A eurodeputada Rima Hassan também marcou presença. De origem sírio-palestiniana, foi recentemente eleita sob a bandeira da luta pelos direitos humanos — desde que não se aplique a todos os humanos, claro. Tem mostrado grande entusiasmo em denunciar Israel, mas uma curiosa relutância em condenar o Hamas, mesmo depois do massacre de civis israelitas. Talvez não queira perder pontos junto do eleitorado que acha que o terrorismo é só uma questão de perspectiva.

Liam Cunningham, por seu lado, parecia ainda a meio de um ensaio de personagem. Talvez tenha pensado que ainda estava nas filmagens de Game of Thrones, onde se distingue claramente quem são os vilões e os heróis. No Médio Oriente, infelizmente, não há argumento da HBO que salve. E muito menos um bote com meia dúzia de celebridades e um saco de lentilhas.
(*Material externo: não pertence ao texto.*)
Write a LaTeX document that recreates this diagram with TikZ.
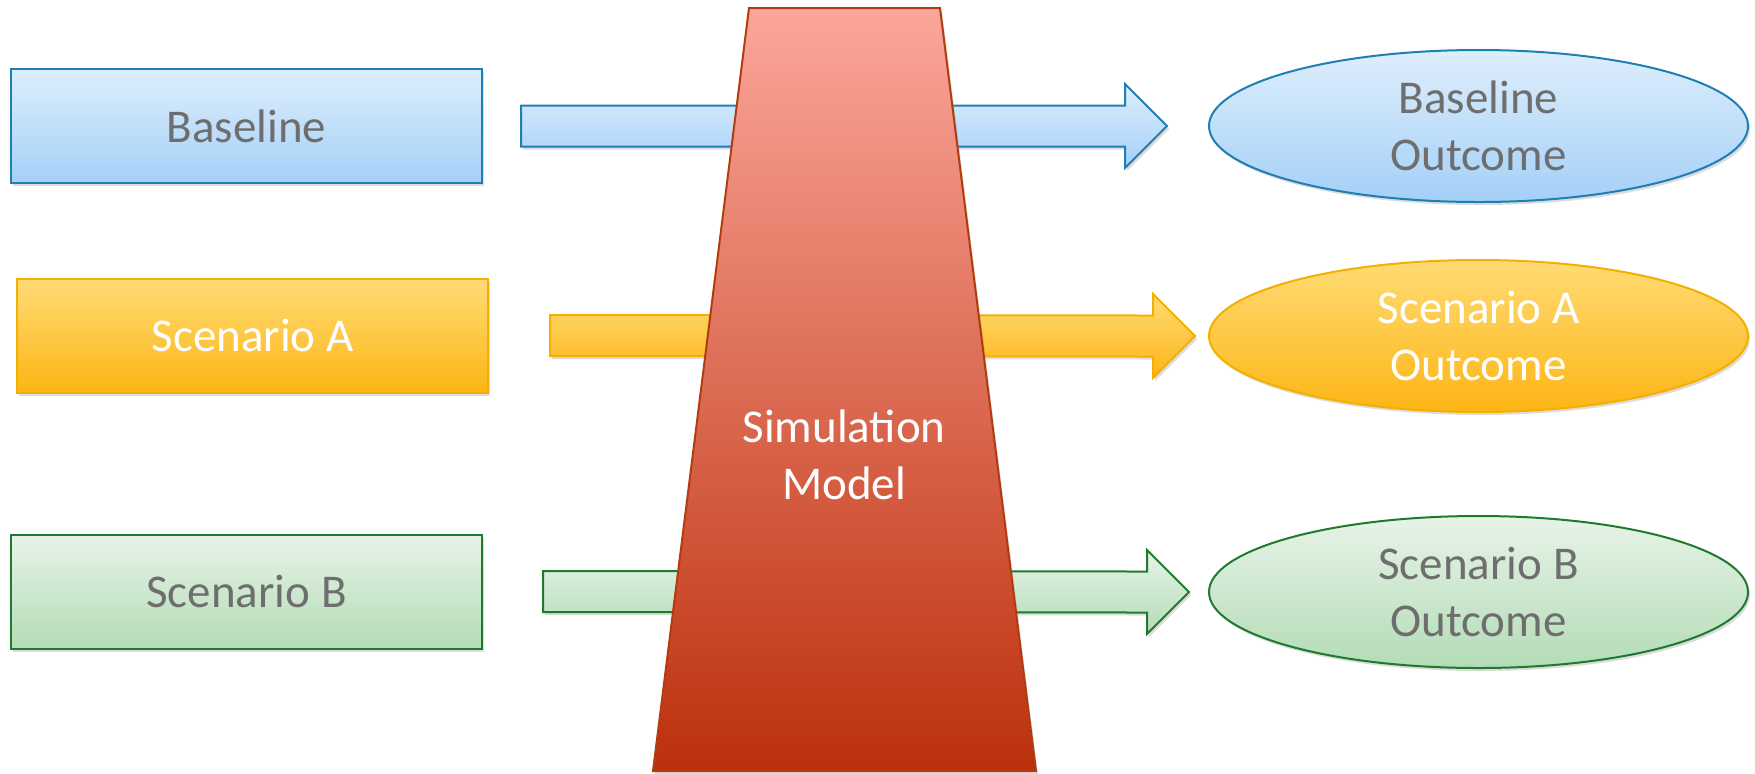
\documentclass[tikz,border=0pt]{standalone}
\usepackage{fontspec}
\setmainfont{Carlito}
\usetikzlibrary{calc,shapes.geometric,shadows}
\definecolor{txtgray}{HTML}{6E6E6E}
\definecolor{bluetop}{HTML}{DEEEFC}
\definecolor{bluebot}{HTML}{A4D0F7}
\definecolor{blueline}{HTML}{1F7FB4}
\definecolor{yeltop}{HTML}{FFDB75}
\definecolor{yelbot}{HTML}{FDB515}
\definecolor{yelline}{HTML}{F4B000}
\definecolor{grntop}{HTML}{E8F3E8}
\definecolor{grnbot}{HTML}{B3DCB6}
\definecolor{grnline}{HTML}{1E7B2E}
\definecolor{redtop}{HTML}{FBA69A}
\definecolor{redbot}{HTML}{BC300C}
\definecolor{redline}{HTML}{B23C0E}
\newcommand\blockarrow[3]{%
  \draw[#1] ($(#2)+(0,-20.5)$) -- ($(#3)+(-42,-20.5)$) -- ($(#3)+(-42,-42)$) -- (#3)
    -- ($(#3)+(-42,42)$) -- ($(#3)+(-42,20.5)$) -- ($(#2)+(0,20.5)$) -- cycle;}
\begin{document}
\begin{tikzpicture}[x=0.5pt,y=-0.5pt,
  shad/.style={drop shadow={opacity=0.28,shadow xshift=1pt,shadow yshift=-1.5pt}},
  txt/.style={font=\fontsize{23.5pt}{28.5pt}\selectfont,align=center,inner sep=0pt},
  boxshape/.style={txt,shad,rectangle,line width=1pt,minimum width=235.5pt,minimum height=57pt},
  ellshape/.style={txt,shad,ellipse,line width=1pt,minimum width=269.5pt,minimum height=76pt},
  bluefill/.style={draw=blueline,top color=bluetop,bottom color=bluebot,text=txtgray},
  yelfill/.style={draw=yelline,top color=yeltop,bottom color=yelbot,text=white},
  grnfill/.style={draw=grnline,top color=grntop,bottom color=grnbot,text=txtgray},
  arrowshape/.style={shad,line width=1pt,line join=miter}
]
\useasboundingbox (0,0) rectangle (1755,773);
% input boxes
\node[boxshape,bluefill] (base) at (246.5,126) {Baseline};
\node[boxshape,yelfill] (scena) at (252.5,335.5) {Scenario A};
\node[boxshape,grnfill] (scenb) at (246.5,591.5) {Scenario B};
% outcome ellipses
\node[ellshape,bluefill] (obase) at (1478.5,126) {Baseline\\Outcome};
\node[ellshape,yelfill] (oscena) at (1478.5,336) {Scenario A\\Outcome};
\node[ellshape,grnfill] (oscenb) at (1478.5,592) {Scenario B\\Outcome};
% arrow end points
\coordinate (a1s) at ($(base.east)+(38,0)$);
\coordinate (a1t) at ($(obase.west)+(-41,0)$);
\coordinate (a2s) at ($(scena.east)+(61,0)$);
\coordinate (a2t) at ($(oscena.west)+(-13,0)$);
\coordinate (a3s) at ($(scenb.east)+(60,0)$);
\coordinate (a3t) at ($(oscenb.west)+(-19,0)$);
\blockarrow{arrowshape,bluefill}{a1s}{a1t}
\blockarrow{arrowshape,yelfill}{a2s}{a2t}
\blockarrow{arrowshape,grnfill}{a3s}{a3t}
% simulation model trapezoid
\coordinate (tl) at (749,8);
\coordinate (tr) at (940,8);
\coordinate (br) at (1036,771);
\coordinate (bl) at (653,771);
\draw[shad,draw=redline,line width=1pt,top color=redtop,bottom color=redbot,line join=miter]
  (tl) -- (tr) -- (br) -- (bl) -- cycle;
\node[txt,text=white] (sim) at (844,455) {Simulation\\Model};
\end{tikzpicture}
\end{document}
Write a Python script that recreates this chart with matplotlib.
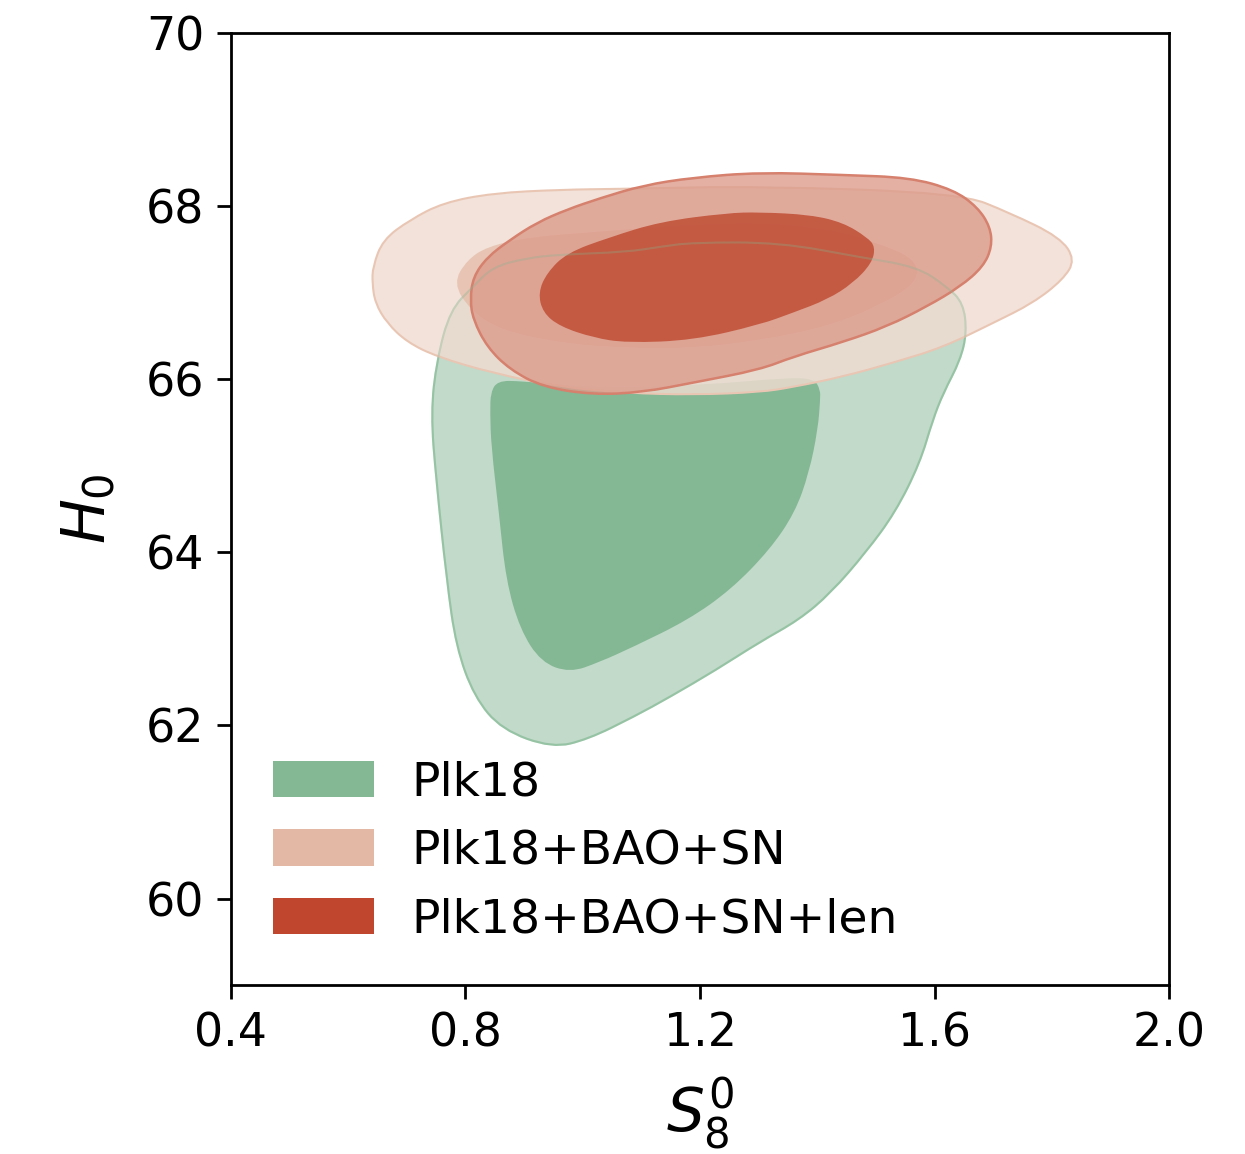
import matplotlib
matplotlib.use("Agg")
import matplotlib.pyplot as plt
from matplotlib.patches import Patch, PathPatch
from matplotlib.path import Path

# contour outlines, (S8^0, H0)
plk_outer_s8 = [0.741, 0.750, 0.768, 0.784, 0.815, 0.862, 0.948, 1.009, 1.087, 1.149,
                1.227, 1.301, 1.369, 1.423, 1.483, 1.533, 1.575, 1.597, 1.615, 1.644,
                1.655, 1.649, 1.621, 1.570, 1.473, 1.336, 1.188, 1.132, 1.075, 0.961,
                0.905, 0.847, 0.813, 0.774, 0.751]
plk_outer_h0 = [65.61, 64.84, 63.68, 62.91, 62.33, 61.95, 61.74, 61.84, 62.10, 62.33,
                62.64, 62.96, 63.22, 63.53, 64.00, 64.46, 65.03, 65.53, 65.84, 66.22,
                66.54, 66.88, 67.07, 67.30, 67.41, 67.58, 67.58, 67.53, 67.47, 67.44,
                67.40, 67.30, 67.07, 66.80, 66.22]

plk_inner_s8 = [0.842, 0.844, 0.857, 0.869, 0.893, 0.929, 0.978, 1.028, 1.087, 1.180,
                1.253, 1.319, 1.362, 1.386, 1.401, 1.405, 1.405, 1.395, 1.354, 1.200,
                1.029, 0.893, 0.855, 0.843]
plk_inner_h0 = [65.61, 65.22, 64.46, 63.68, 63.11, 62.73, 62.61, 62.73, 62.91, 63.22,
                63.57, 64.03, 64.46, 64.92, 65.42, 65.76, 65.88, 66.00, 66.02, 65.93,
                65.90, 65.98, 65.98, 65.85]

bs_outer_s8 = [0.642, 0.659, 0.705, 0.762, 0.847, 0.961, 1.075, 1.302, 1.644, 1.729,
               1.814, 1.840, 1.819, 1.768, 1.700, 1.615, 1.529, 1.444, 1.359, 1.302,
               1.188, 1.075, 0.961, 0.847, 0.751, 0.700, 0.666, 0.646, 0.641]
bs_outer_h0 = [67.30, 67.61, 67.84, 68.04, 68.15, 68.19, 68.20, 68.23, 68.15, 67.92,
               67.64, 67.38, 67.15, 66.88, 66.65, 66.37, 66.19, 66.03, 65.91, 65.85,
               65.82, 65.84, 65.91, 66.07, 66.26, 66.43, 66.65, 66.88, 67.11]

bs_inner_s8 = [0.779, 0.803, 0.837, 0.905, 1.018, 1.132, 1.302, 1.417, 1.502, 1.570,
               1.570, 1.502, 1.417, 1.302, 1.188, 1.075, 0.961, 0.859, 0.808]
bs_inner_h0 = [67.11, 67.38, 67.53, 67.64, 67.70, 67.76, 67.81, 67.73, 67.58, 67.38,
               67.11, 66.84, 66.61, 66.45, 66.36, 66.36, 66.42, 66.57, 66.80]

len_outer_s8 = [0.808, 0.813, 0.837, 0.876, 0.922, 0.973, 1.029, 1.103, 1.188, 1.302,
                1.444, 1.558, 1.632, 1.673, 1.695, 1.698, 1.683, 1.644, 1.587, 1.519,
                1.444, 1.359, 1.302, 1.188, 1.103, 1.018, 0.932, 0.876, 0.837, 0.813]
len_outer_h0 = [66.92, 67.18, 67.41, 67.61, 67.81, 67.96, 68.09, 68.24, 68.33, 68.39,
                68.36, 68.33, 68.19, 67.99, 67.76, 67.53, 67.30, 67.07, 66.84, 66.61,
                66.43, 66.26, 66.11, 65.96, 65.85, 65.82, 65.91, 66.11, 66.37, 66.69]

len_inner_s8 = [0.924, 0.939, 0.973, 1.046, 1.132, 1.246, 1.302, 1.388, 1.444, 1.485,
                1.499, 1.493, 1.461, 1.417, 1.359, 1.302, 1.188, 1.075, 1.018, 0.961,
                0.932]
len_inner_h0 = [67.00, 67.23, 67.46, 67.64, 67.82, 67.92, 67.93, 67.90, 67.81, 67.64,
                67.53, 67.34, 67.11, 66.92, 66.77, 66.63, 66.45, 66.42, 66.48, 66.61,
                66.77]

labels = ["Plk18", "Plk18+BAO+SN", "Plk18+BAO+SN+len"]
colors = ["#84b794", "#e3b8a4", "#c0462e"]


def smooth_path(xs, ys):
    """closed quadratic-bezier path using the outline points as control points"""
    pts = list(zip(xs, ys))
    n = len(pts)
    mid = lambda a, b: ((a[0] + b[0]) / 2, (a[1] + b[1]) / 2)
    verts = [mid(pts[0], pts[1])]
    codes = [Path.MOVETO]
    for i in range(1, n + 1):
        p = pts[i % n]
        q = pts[(i + 1) % n]
        verts += [p, mid(p, q)]
        codes += [Path.CURVE3, Path.CURVE3]
    return Path(verts, codes)


def region(ax, xs, ys, fc, alpha, ec=None, lw=0):
    path = smooth_path(xs, ys)
    ax.add_patch(PathPatch(path, facecolor=fc, alpha=alpha, edgecolor="none"))
    if ec is not None:
        ax.add_patch(PathPatch(path, facecolor="none", edgecolor=ec, lw=lw))


fig = plt.figure(figsize=(12.45, 11.54), dpi=100)
ax = fig.add_axes([0.1855, 0.1464, 0.7535, 0.825])

# Plk18
region(ax, plk_outer_s8, plk_outer_h0, colors[0], 0.5, "#9fc9ac", 1.5)
region(ax, plk_inner_s8, plk_inner_h0, colors[0], 1.0)

# Plk18+BAO+SN
region(ax, bs_outer_s8, bs_outer_h0, "#f0dcd1", 0.82, "#e9c6b4", 1.5)
region(ax, bs_inner_s8, bs_inner_h0, colors[1], 0.7)

# Plk18+BAO+SN+len
region(ax, len_outer_s8, len_outer_h0, "#dc9c8c", 0.8, "#d6806e", 1.8)
region(ax, len_inner_s8, len_inner_h0, "#c04d34", 0.85)

# faint Plk18 outline showing through the later layers
ax.add_patch(PathPatch(smooth_path(plk_outer_s8, plk_outer_h0), facecolor="none",
                       edgecolor="#84b794", lw=1.5, alpha=0.3))

ax.set_xlim(0.4, 2.0)
ax.set_ylim(59, 70)
ax.set_xticks([0.4, 0.8, 1.2, 1.6, 2.0])
ax.set_xticklabels(["0.4", "0.8", "1.2", "1.6", "2.0"])
ax.set_yticks([60, 62, 64, 66, 68, 70])
ax.tick_params(labelsize=33, length=10, width=2, pad=9)
for sp in ax.spines.values():
    sp.set_linewidth(2)

ax.set_xlabel(r"$S_8^0$", fontsize=43, labelpad=14)
ax.set_ylabel(r"$H_0$", fontsize=43, labelpad=20)

handles = [Patch(facecolor=c, edgecolor="none") for c in colors]
ax.legend(handles, labels, loc="lower left", fontsize=34, frameon=False,
          handlelength=2.13, handleheight=0.8, handletextpad=0.8,
          labelspacing=0.5, borderaxespad=0.5, bbox_to_anchor=(0, 0))

fig.savefig("out.png", dpi=100)
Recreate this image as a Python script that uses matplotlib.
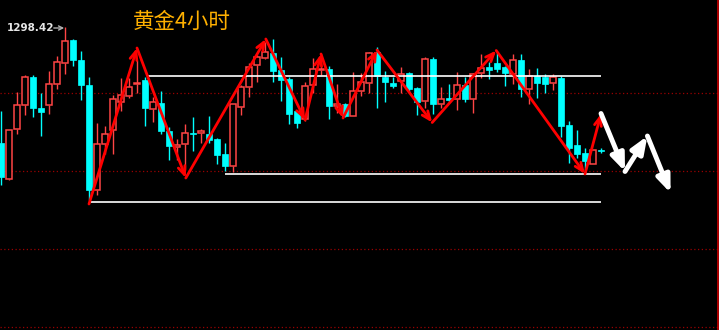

Não se trata de minimizar o sofrimento da população palestiniana. Trata-se de chamar as coisas pelos nomes. A tal "ajuda humanitária" era um cavalo de Troia flutuante. O verdadeiro objetivo não era alimentar ninguém, mas sim furar o bloqueio naval israelita — um bloqueio que, goste-se ou não, existe porque o Hamas tem a mania de usar cimento para fazer túneis em vez de escolas, e foguetes em vez de hospitais. Esta flotilha, como tantas outras, não pretendia aliviar nada. Pretendia provocar, filmar, publicar e acumular capital simbólico. Porque o que realmente alimenta estes ativistas de elite não são os grãos de arroz — são os likes, as entrevistas, os convites para conferências e os abraços públicos da moralidade fácil.

No final, todos voltam para casa: bem penteados, com as selfies já editadas, e prontos para a próxima indignação de boutique. Gaza continua em ruínas. Israel continua sob ameaça. E nós, espectadores deste teatro flutuante, somos convidados a aplaudir mais uma peça de um guião escrito por gente que confunde o Mediterrâneo com o palco de um festival de verão com a Greta faltando às aulas sem que os pais dela sejam responsabilizados.